# start of DATA RECORDS
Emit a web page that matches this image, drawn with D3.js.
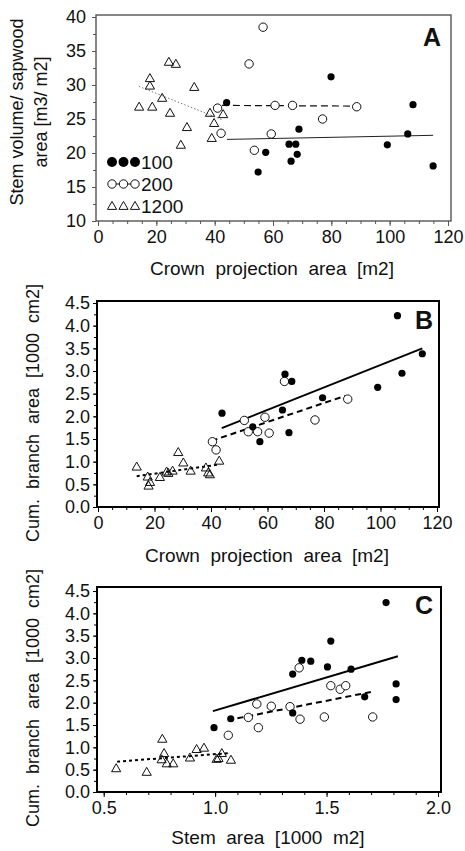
<!DOCTYPE html>
<html>
<head>
<meta charset="utf-8">
<script src="https://cdn.jsdelivr.net/npm/d3@7/dist/d3.min.js"></script>
<style>
body { margin: 0; background: #fff; }
text { font-family: "Liberation Sans", Arial, sans-serif; fill: #111; }
</style>
</head>
<body>
<div id="chart"></div>
<script>
// ---- panel A: stem volume / sapwood area vs crown projection area ----
var a100 = [[44.1,27.4],[79.9,31.2],[108,27.1],[68.9,23.5],[65.5,21.3],[67.8,21.3],
            [106.2,22.8],[99.2,21.2],[57.5,20.1],[68.3,19.8],[66.2,18.8],[54.9,17.2],[114.9,18.1]];
var a200 = [[56.6,38.5],[51.8,33.1],[41,26.6],[60.7,27.0],[66.7,27.0],[88.7,26.8],
            [77,25.0],[42.2,22.9],[59.4,22.8],[53.6,20.4]];
var a1200 = [[14.1,26.8],[17.8,31.0],[17.8,29.9],[18.6,26.8],[22.0,28.1],[24.3,33.4],
             [26.7,33.1],[24.7,25.9],[33,29.7],[30.5,23.8],[28.4,21.2],[38.4,25.9],
             [42.9,25.7],[39.8,24.4],[39,22.2]];
var aFit100 = [[44.2,22.0],[114.9,22.6]];
var aFit200 = [[42.5,27.0],[88.7,26.9]];
var aFit1200 = [[14,29.8],[42.5,24.9]];

// ---- panel B: cum. branch area vs crown projection area ----
var b100 = [[43.9,2.07],[106,4.22],[114.8,3.38],[107.6,2.95],[66.2,2.93],[68.6,2.77],
            [79.5,2.41],[99,2.64],[65.3,2.14],[54.8,1.77],[57.3,1.44],[67.6,1.64]];
var b200 = [[51.8,1.91],[59.1,1.98],[76.8,1.92],[88.4,2.38],[66,2.77],[53.2,1.66],
            [56.5,1.66],[60.6,1.63],[40.5,1.44],[41.8,1.26]];
var b1200 = [[13.7,0.89],[17.6,0.67],[18.4,0.55],[17.9,0.47],[21.9,0.66],[24.3,0.78],
             [24.9,0.75],[26.4,0.80],[28.4,1.21],[30.2,0.98],[32.8,0.80],[38.2,0.87],
             [39,0.76],[39.6,0.72],[42.9,1.02]];
var bFit100 = [[43.8,1.74],[114.8,3.50]];
var bFit200 = [[40.2,1.46],[87.4,2.45]];
var bFit1200 = [[13.7,0.68],[43.2,0.94]];

// ---- panel C: cum. branch area vs stem area ----
var c100 = [[1.767,4.24],[1.519,3.38],[1.389,2.95],[1.429,2.93],[1.348,2.64],[1.504,2.80],
            [1.610,2.75],[1.812,2.42],[1.812,2.07],[1.671,2.13],[1.348,1.77],[0.995,1.44],[1.070,1.64]];
var c200 = [[1.377,2.78],[1.519,2.38],[1.561,2.30],[1.586,2.38],[1.336,1.91],[1.252,1.92],
            [1.187,1.97],[1.381,1.63],[1.490,1.68],[1.707,1.68],[1.149,1.67],[1.194,1.44],[1.059,1.27]];
var c1200 = [[0.556,0.53],[0.693,0.45],[0.763,1.19],[0.771,0.87],[0.760,0.73],[0.783,0.64],
             [0.812,0.64],[0.887,0.77],[0.917,0.96],[0.950,0.99],[1.007,0.74],[1.015,0.76],
             [1.030,0.87],[1.071,0.72]];
var cFit100 = [[0.99,1.81],[1.82,3.04]];
var cFit200 = [[1.10,1.65],[1.70,2.24]];
var cFit1200 = [[0.56,0.68],[1.06,0.87]];

var legendLabels = ['100', '200', '1200'];

var svg = d3.select('#chart').append('svg')
    .attr('width', 465)
    .attr('height', 851);

function marker(sel, type) {
    /*
    Draws a marker of one density class in the given selection.

    type: 100 (filled dot), 200 (open circle), 1200 (open triangle)
    */
    if (type == 100) {
        sel.append('circle').attr('r', 3.6).attr('fill', '#000');
    }
    else if (type == 200) {
        sel.append('circle').attr('r', 4.2)
            .attr('fill', '#fff').attr('stroke', '#111').attr('stroke-width', 1);
    }
    else {
        sel.append('path').attr('d', 'M0,-4.6L4.6,3.4L-4.6,3.4Z')
            .attr('fill', 'none').attr('stroke', '#111').attr('stroke-width', 1);
    }
}

function drawPanel(p) {
    /*
    Draws one scatter panel with its frame, axes, points and fitted lines.

    p: settings of the panel (scales, frame, texts, data)
    */
    var g = svg.append('g');
    var x = d3.scaleLinear().domain(p.xDomain).range(p.xRange);
    var y = d3.scaleLinear().domain(p.yDomain).range(p.yRange);
    var f = p.frame;

    // minor ticks
    g.append('g').attr('transform', 'translate(0,' + f.bottom + ')')
        .call(d3.axisBottom(x).tickValues(p.xMinor).tickSize(3).tickFormat(''));
    g.append('g').attr('transform', 'translate(' + f.left + ',0)')
        .call(d3.axisLeft(y).tickValues(p.yMinor).tickSize(3).tickFormat(''));

    // major ticks with labels
    g.append('g').attr('transform', 'translate(0,' + f.bottom + ')')
        .call(d3.axisBottom(x).tickValues(p.xTicks).tickSize(5).tickPadding(4)
              .tickFormat(p.xFormat));
    g.append('g').attr('transform', 'translate(' + f.left + ',0)')
        .call(d3.axisLeft(y).tickValues(p.yTicks).tickSize(4).tickPadding(p.yPad)
              .tickFormat(p.yFormat));
    g.selectAll('.domain').remove();
    g.selectAll('.tick line').attr('stroke', p.frameColor);
    g.selectAll('.tick text').style('font-size', '18px')
        .style('font-family', '"Liberation Sans", Arial, sans-serif').attr('fill', '#111');

    // frame
    g.append('rect')
        .attr('x', f.left).attr('y', f.top)
        .attr('width', f.right - f.left).attr('height', f.bottom - f.top)
        .attr('fill', 'none').attr('stroke', p.frameColor).attr('stroke-width', p.frameWidth);

    // fitted lines
    var line = d3.line().x(function(d) { return x(d[0]); }).y(function(d) { return y(d[1]); });
    p.fits.forEach(function(fit) {
        g.append('path').datum(fit.data)
            .attr('d', line)
            .attr('fill', 'none')
            .attr('stroke', fit.color)
            .attr('stroke-width', fit.width)
            .attr('stroke-dasharray', fit.dash);
    });

    // points
    p.series.forEach(function(s) {
        g.selectAll(null).data(s.data).enter().append('g')
            .attr('transform', function(d) { return 'translate(' + x(d[0]) + ',' + y(d[1]) + ')'; })
            .each(function() { marker(d3.select(this), s.type); });
    });

    // panel letter
    g.append('text')
        .attr('x', p.letterX).attr('y', p.letterY)
        .attr('text-anchor', 'middle')
        .style('font-size', '25px').style('font-weight', 'bold')
        .text(p.letter);

    // axis titles
    g.append('text')
        .attr('x', p.xTitleX).attr('y', p.xTitleY)
        .attr('text-anchor', 'middle')
        .style('font-size', '19px').style('white-space', 'pre')
        .text(p.xTitle);

    p.yTitle.forEach(function(t, i) {
        g.append('text')
            .attr('transform', 'translate(' + p.yTitleX[i] + ',' + p.yTitleY + ') rotate(-90)')
            .attr('text-anchor', 'middle')
            .style('font-size', '18px').style('white-space', 'pre')
            .text(t);
    });
    return g;
}

var fmt1 = d3.format('.1f');

var gA = drawPanel({
    xDomain: [0, 120], xRange: [98, 448],
    yDomain: [10, 40], yRange: [221, 17],
    frame: { left: 96, right: 451, top: 15, bottom: 221 },
    frameColor: '#555', frameWidth: 1.4,
    xTicks: d3.range(0, 121, 20), xMinor: d3.range(0, 121, 5), xFormat: d3.format('d'),
    yTicks: d3.range(10, 41, 5), yMinor: d3.range(10, 41, 2.5), yFormat: d3.format('d'), yPad: 6,
    fits: [
        { data: aFit100, color: '#222', width: 1, dash: null },
        { data: aFit200, color: '#111', width: 1.2, dash: '7,4' },
        { data: aFit1200, color: '#777', width: 1, dash: '1.5,2' }
    ],
    series: [
        { data: a1200, type: 1200 },
        { data: a200, type: 200 },
        { data: a100, type: 100 }
    ],
    letter: 'A', letterX: 432, letterY: 46,
    xTitle: 'Crown  projection  area  [m2]', xTitleX: 272, xTitleY: 275,
    yTitle: ['Stem volume/ sapwood', 'area [m3/ m2]'], yTitleX: [23, 47], yTitleY: 112
});

// legend of panel A
var legendTypes = [100, 200, 1200];
legendTypes.forEach(function(t, i) {
    var ly = 162 + i * 22;
    if (t == 200) {
        gA.append('line').attr('x1', 108).attr('x2', 139).attr('y1', ly).attr('y2', ly)
            .attr('stroke', '#111').attr('stroke-width', 1);
    }
    [112, 123.5, 135].forEach(function(lx) {
        var m = gA.append('g').attr('transform', 'translate(' + lx + ',' + ly + ')');
        if (t == 100) {
            m.append('circle').attr('r', 5).attr('fill', '#000');
        }
        else {
            marker(m, t);
        }
    });
    gA.append('text')
        .attr('x', 141).attr('y', ly + 7)
        .style('font-size', '19px')
        .text(legendLabels[i]);
});

drawPanel({
    xDomain: [0, 120], xRange: [98, 437],
    yDomain: [0, 4.5], yRange: [507, 303],
    frame: { left: 97, right: 439, top: 301, bottom: 507 },
    frameColor: '#000', frameWidth: 2,
    xTicks: d3.range(0, 121, 20), xMinor: d3.range(0, 121, 5), xFormat: d3.format('d'),
    yTicks: d3.range(0, 4.51, 0.5), yMinor: d3.range(0, 4.51, 0.25), yFormat: fmt1, yPad: 3,
    fits: [
        { data: bFit100, color: '#000', width: 2, dash: null },
        { data: bFit200, color: '#000', width: 2, dash: '6,4' },
        { data: bFit1200, color: '#000', width: 2, dash: '3,3' }
    ],
    series: [
        { data: b1200, type: 1200 },
        { data: b200, type: 200 },
        { data: b100, type: 100 }
    ],
    letter: 'B', letterX: 424, letterY: 329,
    xTitle: 'Crown  projection  area  [m2]', xTitleX: 267, xTitleY: 562,
    yTitle: ['Cum.  branch  area  [1000  cm2]'], yTitleX: [39], yTitleY: 413
});

drawPanel({
    xDomain: [0.5, 2.0], xRange: [103.7, 438],
    yDomain: [0, 4.5], yRange: [792, 591],
    frame: { left: 97, right: 441, top: 587, bottom: 792 },
    frameColor: '#000', frameWidth: 2,
    xTicks: [0.5, 1.0, 1.5, 2.0], xMinor: d3.range(0.5, 2.01, 0.1), xFormat: fmt1,
    yTicks: d3.range(0, 4.51, 0.5), yMinor: d3.range(0, 4.51, 0.25), yFormat: fmt1, yPad: 3,
    fits: [
        { data: cFit100, color: '#000', width: 2, dash: null },
        { data: cFit200, color: '#000', width: 2, dash: '6,4' },
        { data: cFit1200, color: '#000', width: 2, dash: '3,3' }
    ],
    series: [
        { data: c1200, type: 1200 },
        { data: c200, type: 200 },
        { data: c100, type: 100 }
    ],
    letter: 'C', letterX: 424, letterY: 614,
    xTitle: 'Stem  area  [1000  m2]', xTitleX: 268, xTitleY: 844,
    yTitle: ['Cum.  branch  area  [1000  cm2]'], yTitleX: [39], yTitleY: 698
});
</script>
</body>
</html>
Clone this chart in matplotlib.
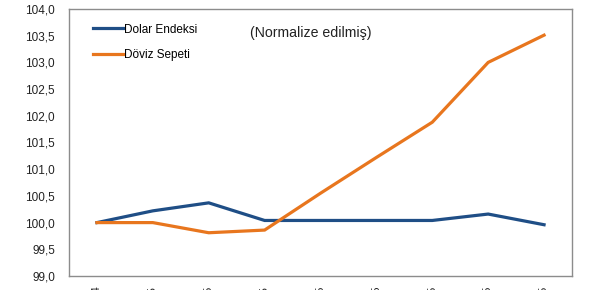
import matplotlib
matplotlib.use("Agg")
import matplotlib.pyplot as plt
from matplotlib.ticker import FuncFormatter

categories = ["Ara.14", "Oca.15", "Şub.15", "Mar.15", "Nis.15", "May.15", "Haz.15", "Tem.15", "Ağu.15"]
dolar_endeksi = [100.0, 100.22, 100.37, 100.04, 100.04, 100.04, 100.04, 100.16, 99.96]
doviz_sepeti = [100.0, 100.0, 99.81, 99.86, 100.55, 101.22, 101.88, 103.0, 103.51]
y_ticks = [99.0, 99.5, 100.0, 100.5, 101.0, 101.5, 102.0, 102.5, 103.0, 103.5, 104.0]

plt.rcParams['font.family'] = ['Liberation Sans', 'DejaVu Sans']

fig = plt.figure(figsize=(6.07, 2.90), dpi=100)
ax = fig.add_axes([69/607, 1-276/290, (572-69)/607, (276-9)/290])

x = list(range(len(categories)))
ax.plot(x, dolar_endeksi, color="#1F4E86", lw=2.3, label="Dolar Endeksi", solid_joinstyle="miter")
ax.plot(x, doviz_sepeti, color="#E8761E", lw=2.3, label="Döviz Sepeti", solid_joinstyle="miter")

ax.set_xlim(-0.5, len(categories) - 0.5)
ax.set_ylim(99.0, 104.0)
ax.set_yticks(y_ticks)
ax.yaxis.set_major_formatter(FuncFormatter(lambda v, p: f"{v:.1f}".replace(".", ",")))
ax.set_xticks(x)
ax.set_xticklabels(categories, rotation=90, fontsize=8)
ax.tick_params(axis="y", length=0, labelsize=8.5, pad=10, colors="#222222")
ax.tick_params(axis="x", length=0, pad=7, colors="#222222")
for s in ax.spines.values():
    s.set_color("#8C8C8C")
    s.set_linewidth(1.0)

leg = ax.legend(loc="upper left", bbox_to_anchor=(0.027, 0.985), frameon=False,
                fontsize=8.5, handlelength=2.5, handletextpad=0.15, labelspacing=1.15)
ax.text(250/607, 1-33/290, "(Normalize edilmiş)", transform=fig.transFigure,
        fontsize=10.2, va="center", ha="left", color="#222222")

fig.savefig("out.png", dpi=100)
# end of DATA RECORDS
From the material above, copy each line that includes the word "chart".

* [FINAL ANSWER]:
<div id="chart"></div>
var svg = d3.select('#chart').append('svg')
Clone this chart in matplotlib.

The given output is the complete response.